Aphasia can be diagnosed by your doctor or a speech-language pathologist (SLP). An SLP can do speech and language testing based on your symptoms. However, only a doctor can do medical testing to determine the underlying cause.

If you’ve had a stroke or brain injury, a brain scan may determine the location and severity of the injury. The brain scan will show if damage has occurred in the language centers of the brain. This information, combined with your symptoms, will allow a doctor to diagnose aphasia.

Immediately after a stroke, your medical team will be most concerned about making sure you are medically stable and physically able to be discharged. You might not receive very much information about aphasia right after your stroke. However, you should receive a referral to a speech-language pathologist (SLP). If you believe you have aphasia but did not receive a referral to an SLP, ask your doctor if you can see one.
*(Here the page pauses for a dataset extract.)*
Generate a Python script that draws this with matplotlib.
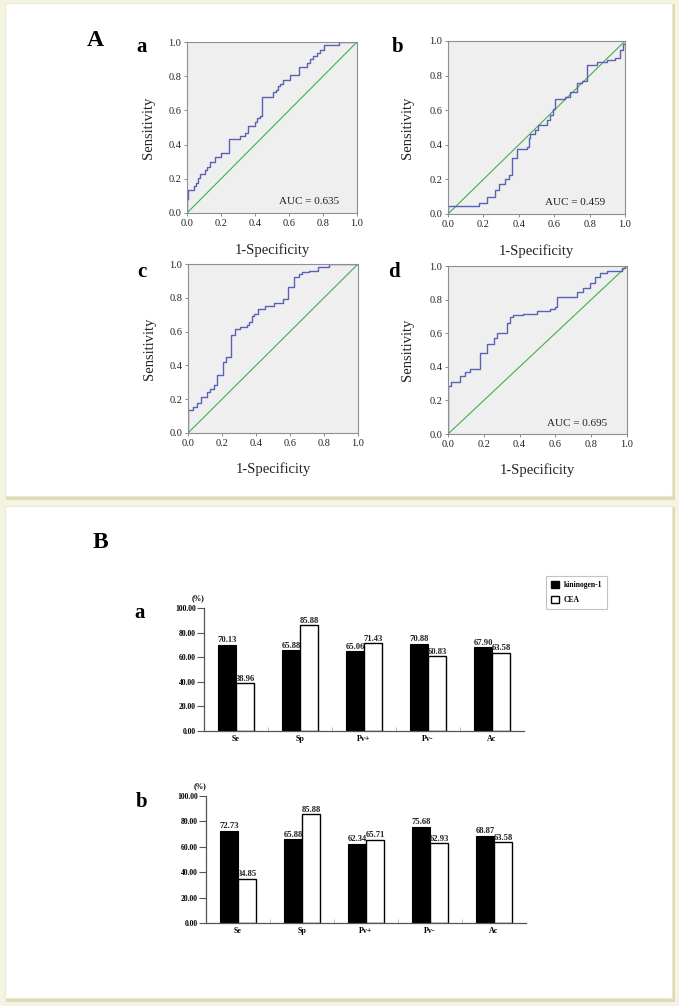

The SLP will conduct speech and language testing and give you more information about what type of aphasia you have. The SLP will test the different areas of language: speaking, understanding, reading and writing. The SLP will be able to determine what your strengths and weaknesses are. This information helps the SLP choose therapy techniques to help you improve.
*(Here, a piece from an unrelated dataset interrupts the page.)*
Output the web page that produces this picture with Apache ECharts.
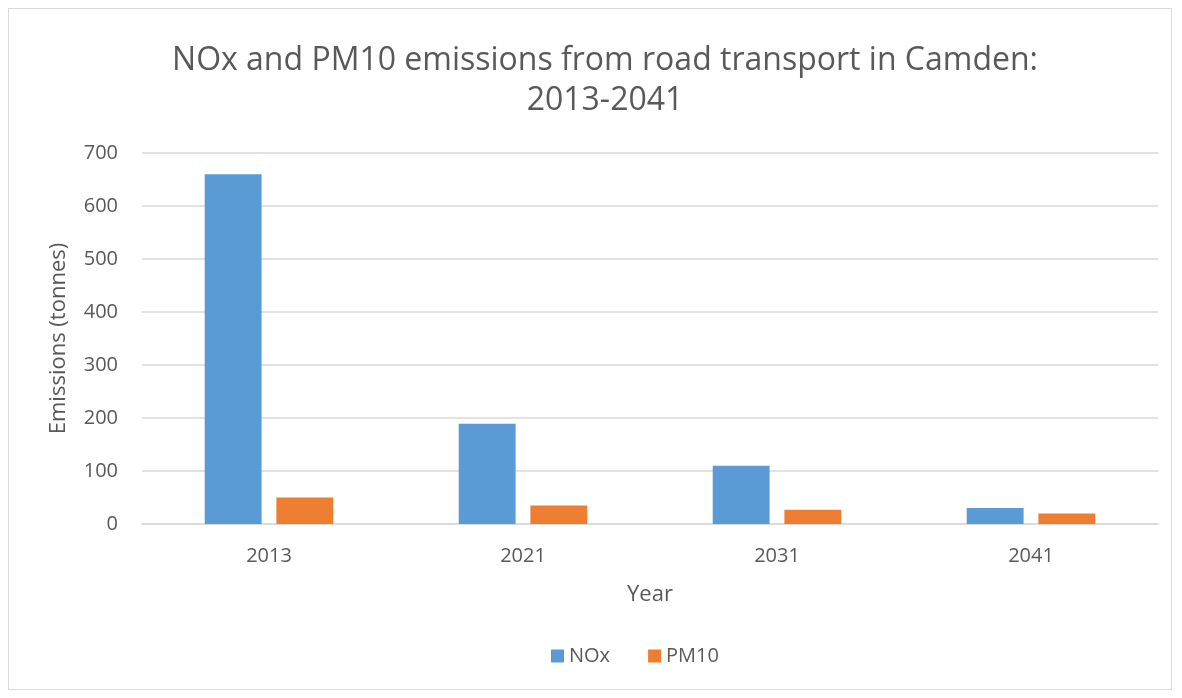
<!DOCTYPE html>
<html><head><meta charset="utf-8">
<script src="https://cdn.jsdelivr.net/npm/echarts@6/dist/echarts.min.js"></script>
<style>html,body{margin:0;padding:0;background:#fff}#c{width:1182px;height:698px}
#frame{position:absolute;left:8px;top:8px;width:1164px;height:682px;border:1px solid #d9d9d9;box-sizing:border-box;pointer-events:none}</style>
</head><body><div id="c"></div><div id="frame"></div>
<script>
const categories = ['2013', '2021', '2031', '2041'];
const noxValues = [660, 189, 110, 30];
const pm10Values = [50, 35, 27, 20];
const yTicks = [0, 100, 200, 300, 400, 500, 600, 700];
const titleText = 'NOx and PM10 emissions from road transport in Camden:\n2013-2041';

const chart = echarts.init(document.getElementById('c'));
const txt = '#595959';
const ff = '"Open Sans", Calibri, "Liberation Sans", sans-serif';
chart.setOption({
  animation: false,
  textStyle: {fontFamily: ff},
  title: {text: titleText, left: 600, textAlign: 'center', top: 36,
    textStyle: {fontSize: 32, fontWeight: 'normal', color: txt, lineHeight: 40, fontFamily: ff}},
  grid: {left: 142, right: 24, top: 153, bottom: 174},
  legend: {data: ['NOx', 'PM10'], left: 546, top: 641, itemWidth: 13, itemHeight: 13,
    itemGap: 38, icon: 'rect', textStyle: {fontSize: 20, color: txt, fontFamily: ff}},
  xAxis: {type: 'category', data: categories, name: 'Year', nameLocation: 'middle', nameGap: 60,
    nameTextStyle: {fontSize: 22, color: txt, fontFamily: ff},
    axisLine: {lineStyle: {color: '#d9d9d9', width: 1.5}}, axisTick: {show: false},
    axisLabel: {fontSize: 20, color: txt, margin: 22, fontFamily: ff}},
  yAxis: {type: 'value', min: yTicks[0], max: yTicks[yTicks.length - 1], interval: 100,
    name: 'Emissions (tonnes)', nameLocation: 'middle', nameGap: 72,
    nameTextStyle: {fontSize: 22, color: txt, fontFamily: ff},
    axisLine: {show: false}, axisTick: {show: false},
    axisLabel: {fontSize: 20, color: txt, margin: 24, fontFamily: ff},
    splitLine: {lineStyle: {color: '#d9d9d9', width: 1.5}}},
  series: [
    {name: 'NOx', type: 'bar', data: noxValues, barWidth: '22.4%', barGap: '26%',
     itemStyle: {color: '#5b9bd5'}},
    {name: 'PM10', type: 'bar', data: pm10Values, barWidth: '22.4%',
     itemStyle: {color: '#ed7d31'}}
  ]
});
</script></body></html>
If you don’t think you have had a stroke or traumatic brain injury but experience symptoms that sound like aphasia, you should tell your doctor. Your doctor can order medical tests and also refer you to an SLP. Your family doctor, might refer you to a neurologist for more specialized care. Medical tests can confirm the diagnosis and provide additional information. There are other medical conditions that can lead to symptoms similar to those of aphasia, so determining the underlying cause is important.